Exercise
Please transcribe the listing below in full and word for word, without its pictures.

Supplied material start

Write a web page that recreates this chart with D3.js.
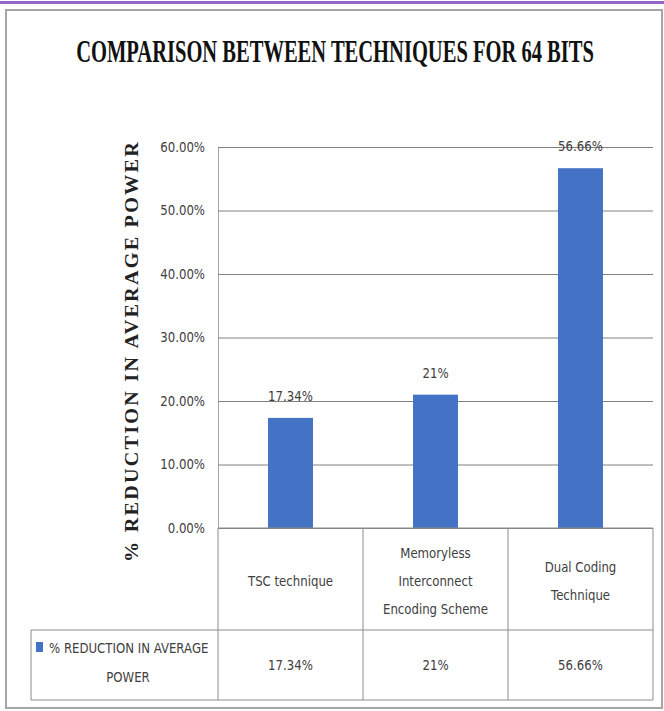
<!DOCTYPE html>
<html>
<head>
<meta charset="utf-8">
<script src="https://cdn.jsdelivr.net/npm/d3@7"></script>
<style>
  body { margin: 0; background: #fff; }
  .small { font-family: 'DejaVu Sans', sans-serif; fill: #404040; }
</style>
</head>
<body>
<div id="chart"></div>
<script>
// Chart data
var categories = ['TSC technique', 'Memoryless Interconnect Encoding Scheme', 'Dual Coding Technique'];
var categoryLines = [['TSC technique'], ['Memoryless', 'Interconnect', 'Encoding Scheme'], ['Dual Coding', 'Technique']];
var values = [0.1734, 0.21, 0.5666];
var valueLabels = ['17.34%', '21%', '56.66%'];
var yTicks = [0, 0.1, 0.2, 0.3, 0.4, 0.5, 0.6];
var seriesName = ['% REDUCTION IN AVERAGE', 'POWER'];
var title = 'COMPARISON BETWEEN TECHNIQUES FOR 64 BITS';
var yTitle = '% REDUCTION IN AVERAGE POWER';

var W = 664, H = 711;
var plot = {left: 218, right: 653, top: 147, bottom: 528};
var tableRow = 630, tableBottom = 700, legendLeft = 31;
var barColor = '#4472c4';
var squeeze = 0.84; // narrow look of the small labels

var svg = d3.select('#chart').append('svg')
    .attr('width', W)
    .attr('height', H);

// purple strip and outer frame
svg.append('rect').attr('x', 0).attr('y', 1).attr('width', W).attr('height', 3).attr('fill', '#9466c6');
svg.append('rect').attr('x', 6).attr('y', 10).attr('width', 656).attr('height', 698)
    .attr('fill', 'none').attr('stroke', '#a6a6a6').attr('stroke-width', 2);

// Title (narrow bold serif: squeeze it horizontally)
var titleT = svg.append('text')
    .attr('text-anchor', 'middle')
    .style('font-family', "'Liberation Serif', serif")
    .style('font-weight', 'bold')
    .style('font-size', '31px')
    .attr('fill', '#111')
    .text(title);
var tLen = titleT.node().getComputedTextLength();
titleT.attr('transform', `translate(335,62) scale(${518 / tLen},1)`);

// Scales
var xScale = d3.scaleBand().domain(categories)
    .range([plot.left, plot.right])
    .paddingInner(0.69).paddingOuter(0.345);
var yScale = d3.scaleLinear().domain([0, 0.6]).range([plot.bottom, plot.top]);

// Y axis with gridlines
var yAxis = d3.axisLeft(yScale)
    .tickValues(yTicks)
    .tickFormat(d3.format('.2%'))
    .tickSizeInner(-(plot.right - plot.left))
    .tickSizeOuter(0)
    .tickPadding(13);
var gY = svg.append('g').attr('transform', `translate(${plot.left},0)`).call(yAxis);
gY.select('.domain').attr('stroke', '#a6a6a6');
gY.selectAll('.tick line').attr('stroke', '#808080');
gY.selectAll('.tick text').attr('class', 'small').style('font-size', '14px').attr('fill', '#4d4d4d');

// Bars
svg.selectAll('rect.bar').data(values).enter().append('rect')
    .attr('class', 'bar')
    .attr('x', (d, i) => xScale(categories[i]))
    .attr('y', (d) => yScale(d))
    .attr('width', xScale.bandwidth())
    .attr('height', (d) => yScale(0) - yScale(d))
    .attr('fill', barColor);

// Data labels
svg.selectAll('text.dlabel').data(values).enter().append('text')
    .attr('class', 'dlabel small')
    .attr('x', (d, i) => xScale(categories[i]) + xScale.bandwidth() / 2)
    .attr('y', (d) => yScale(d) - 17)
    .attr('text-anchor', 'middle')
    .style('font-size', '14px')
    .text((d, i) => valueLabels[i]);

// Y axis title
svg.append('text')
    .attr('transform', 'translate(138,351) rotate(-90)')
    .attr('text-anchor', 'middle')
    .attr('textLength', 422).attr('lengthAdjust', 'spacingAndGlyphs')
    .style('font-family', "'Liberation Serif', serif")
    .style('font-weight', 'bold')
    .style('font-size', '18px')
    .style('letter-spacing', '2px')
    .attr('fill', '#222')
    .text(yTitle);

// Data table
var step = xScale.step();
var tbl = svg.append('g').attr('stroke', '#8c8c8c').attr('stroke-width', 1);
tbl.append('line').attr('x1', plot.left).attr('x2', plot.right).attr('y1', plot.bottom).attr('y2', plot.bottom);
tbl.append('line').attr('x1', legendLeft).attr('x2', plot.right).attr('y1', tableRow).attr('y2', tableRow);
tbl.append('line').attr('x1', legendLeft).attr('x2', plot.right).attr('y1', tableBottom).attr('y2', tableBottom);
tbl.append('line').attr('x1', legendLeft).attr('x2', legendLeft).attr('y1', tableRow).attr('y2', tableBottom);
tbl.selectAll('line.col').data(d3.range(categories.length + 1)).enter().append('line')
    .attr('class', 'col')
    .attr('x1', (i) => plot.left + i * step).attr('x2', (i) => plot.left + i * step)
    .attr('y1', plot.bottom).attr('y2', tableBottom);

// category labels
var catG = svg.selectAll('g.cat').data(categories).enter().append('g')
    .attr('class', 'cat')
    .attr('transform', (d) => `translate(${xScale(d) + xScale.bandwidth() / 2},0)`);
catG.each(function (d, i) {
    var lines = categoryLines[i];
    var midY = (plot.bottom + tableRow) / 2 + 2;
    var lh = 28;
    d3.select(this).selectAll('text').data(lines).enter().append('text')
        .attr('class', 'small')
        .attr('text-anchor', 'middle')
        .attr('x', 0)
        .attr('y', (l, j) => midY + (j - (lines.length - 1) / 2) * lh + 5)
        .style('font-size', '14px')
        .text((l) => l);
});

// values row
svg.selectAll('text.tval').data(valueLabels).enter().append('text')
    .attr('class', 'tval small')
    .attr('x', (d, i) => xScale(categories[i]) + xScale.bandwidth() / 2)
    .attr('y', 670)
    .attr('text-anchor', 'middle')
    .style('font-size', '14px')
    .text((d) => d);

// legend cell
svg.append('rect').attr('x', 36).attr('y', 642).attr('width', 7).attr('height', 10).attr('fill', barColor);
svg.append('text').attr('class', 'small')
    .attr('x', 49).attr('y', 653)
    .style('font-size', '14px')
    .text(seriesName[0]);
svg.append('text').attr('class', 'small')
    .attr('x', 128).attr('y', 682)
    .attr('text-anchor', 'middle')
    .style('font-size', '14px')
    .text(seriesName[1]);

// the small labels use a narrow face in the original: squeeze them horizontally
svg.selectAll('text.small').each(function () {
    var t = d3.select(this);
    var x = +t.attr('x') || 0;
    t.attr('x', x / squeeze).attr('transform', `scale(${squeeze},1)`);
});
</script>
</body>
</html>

Supplied material end

Task answer
Write a web page that recreates this chart with D3.js.
<!DOCTYPE html>
<html>
<head>
<meta charset="utf-8">
<script src="https://cdn.jsdelivr.net/npm/d3@7"></script>
<style>
  body { margin: 0; background: #fff; }
  .small { font-family: 'DejaVu Sans', sans-serif; fill: #404040; }
</style>
</head>
<body>
<div id="chart"></div>
<script>
// Chart data
var categories = ['TSC technique', 'Memoryless Interconnect Encoding Scheme', 'Dual Coding Technique'];
var categoryLines = [['TSC technique'], ['Memoryless', 'Interconnect', 'Encoding Scheme'], ['Dual Coding', 'Technique']];
var values = [0.1734, 0.21, 0.5666];
var valueLabels = ['17.34%', '21%', '56.66%'];
var yTicks = [0, 0.1, 0.2, 0.3, 0.4, 0.5, 0.6];
var seriesName = ['% REDUCTION IN AVERAGE', 'POWER'];
var title = 'COMPARISON BETWEEN TECHNIQUES FOR 64 BITS';
var yTitle = '% REDUCTION IN AVERAGE POWER';

var W = 664, H = 711;
var plot = {left: 218, right: 653, top: 147, bottom: 528};
var tableRow = 630, tableBottom = 700, legendLeft = 31;
var barColor = '#4472c4';
var squeeze = 0.84; // narrow look of the small labels

var svg = d3.select('#chart').append('svg')
    .attr('width', W)
    .attr('height', H);

// purple strip and outer frame
svg.append('rect').attr('x', 0).attr('y', 1).attr('width', W).attr('height', 3).attr('fill', '#9466c6');
svg.append('rect').attr('x', 6).attr('y', 10).attr('width', 656).attr('height', 698)
    .attr('fill', 'none').attr('stroke', '#a6a6a6').attr('stroke-width', 2);

// Title (narrow bold serif: squeeze it horizontally)
var titleT = svg.append('text')
    .attr('text-anchor', 'middle')
    .style('font-family', "'Liberation Serif', serif")
    .style('font-weight', 'bold')
    .style('font-size', '31px')
    .attr('fill', '#111')
    .text(title);
var tLen = titleT.node().getComputedTextLength();
titleT.attr('transform', `translate(335,62) scale(${518 / tLen},1)`);

// Scales
var xScale = d3.scaleBand().domain(categories)
    .range([plot.left, plot.right])
    .paddingInner(0.69).paddingOuter(0.345);
var yScale = d3.scaleLinear().domain([0, 0.6]).range([plot.bottom, plot.top]);

// Y axis with gridlines
var yAxis = d3.axisLeft(yScale)
    .tickValues(yTicks)
    .tickFormat(d3.format('.2%'))
    .tickSizeInner(-(plot.right - plot.left))
    .tickSizeOuter(0)
    .tickPadding(13);
var gY = svg.append('g').attr('transform', `translate(${plot.left},0)`).call(yAxis);
gY.select('.domain').attr('stroke', '#a6a6a6');
gY.selectAll('.tick line').attr('stroke', '#808080');
gY.selectAll('.tick text').attr('class', 'small').style('font-size', '14px').attr('fill', '#4d4d4d');

// Bars
svg.selectAll('rect.bar').data(values).enter().append('rect')
    .attr('class', 'bar')
    .attr('x', (d, i) => xScale(categories[i]))
    .attr('y', (d) => yScale(d))
    .attr('width', xScale.bandwidth())
    .attr('height', (d) => yScale(0) - yScale(d))
    .attr('fill', barColor);

// Data labels
svg.selectAll('text.dlabel').data(values).enter().append('text')
    .attr('class', 'dlabel small')
    .attr('x', (d, i) => xScale(categories[i]) + xScale.bandwidth() / 2)
    .attr('y', (d) => yScale(d) - 17)
    .attr('text-anchor', 'middle')
    .style('font-size', '14px')
    .text((d, i) => valueLabels[i]);

// Y axis title
svg.append('text')
    .attr('transform', 'translate(138,351) rotate(-90)')
    .attr('text-anchor', 'middle')
    .attr('textLength', 422).attr('lengthAdjust', 'spacingAndGlyphs')
    .style('font-family', "'Liberation Serif', serif")
    .style('font-weight', 'bold')
    .style('font-size', '18px')
    .style('letter-spacing', '2px')
    .attr('fill', '#222')
    .text(yTitle);

// Data table
var step = xScale.step();
var tbl = svg.append('g').attr('stroke', '#8c8c8c').attr('stroke-width', 1);
tbl.append('line').attr('x1', plot.left).attr('x2', plot.right).attr('y1', plot.bottom).attr('y2', plot.bottom);
tbl.append('line').attr('x1', legendLeft).attr('x2', plot.right).attr('y1', tableRow).attr('y2', tableRow);
tbl.append('line').attr('x1', legendLeft).attr('x2', plot.right).attr('y1', tableBottom).attr('y2', tableBottom);
tbl.append('line').attr('x1', legendLeft).attr('x2', legendLeft).attr('y1', tableRow).attr('y2', tableBottom);
tbl.selectAll('line.col').data(d3.range(categories.length + 1)).enter().append('line')
    .attr('class', 'col')
    .attr('x1', (i) => plot.left + i * step).attr('x2', (i) => plot.left + i * step)
    .attr('y1', plot.bottom).attr('y2', tableBottom);

// category labels
var catG = svg.selectAll('g.cat').data(categories).enter().append('g')
    .attr('class', 'cat')
    .attr('transform', (d) => `translate(${xScale(d) + xScale.bandwidth() / 2},0)`);
catG.each(function (d, i) {
    var lines = categoryLines[i];
    var midY = (plot.bottom + tableRow) / 2 + 2;
    var lh = 28;
    d3.select(this).selectAll('text').data(lines).enter().append('text')
        .attr('class', 'small')
        .attr('text-anchor', 'middle')
        .attr('x', 0)
        .attr('y', (l, j) => midY + (j - (lines.length - 1) / 2) * lh + 5)
        .style('font-size', '14px')
        .text((l) => l);
});

// values row
svg.selectAll('text.tval').data(valueLabels).enter().append('text')
    .attr('class', 'tval small')
    .attr('x', (d, i) => xScale(categories[i]) + xScale.bandwidth() / 2)
    .attr('y', 670)
    .attr('text-anchor', 'middle')
    .style('font-size', '14px')
    .text((d) => d);

// legend cell
svg.append('rect').attr('x', 36).attr('y', 642).attr('width', 7).attr('height', 10).attr('fill', barColor);
svg.append('text').attr('class', 'small')
    .attr('x', 49).attr('y', 653)
    .style('font-size', '14px')
    .text(seriesName[0]);
svg.append('text').attr('class', 'small')
    .attr('x', 128).attr('y', 682)
    .attr('text-anchor', 'middle')
    .style('font-size', '14px')
    .text(seriesName[1]);

// the small labels use a narrow face in the original: squeeze them horizontally
svg.selectAll('text.small').each(function () {
    var t = d3.select(this);
    var x = +t.attr('x') || 0;
    t.attr('x', x / squeeze).attr('transform', `scale(${squeeze},1)`);
});
</script>
</body>
</html>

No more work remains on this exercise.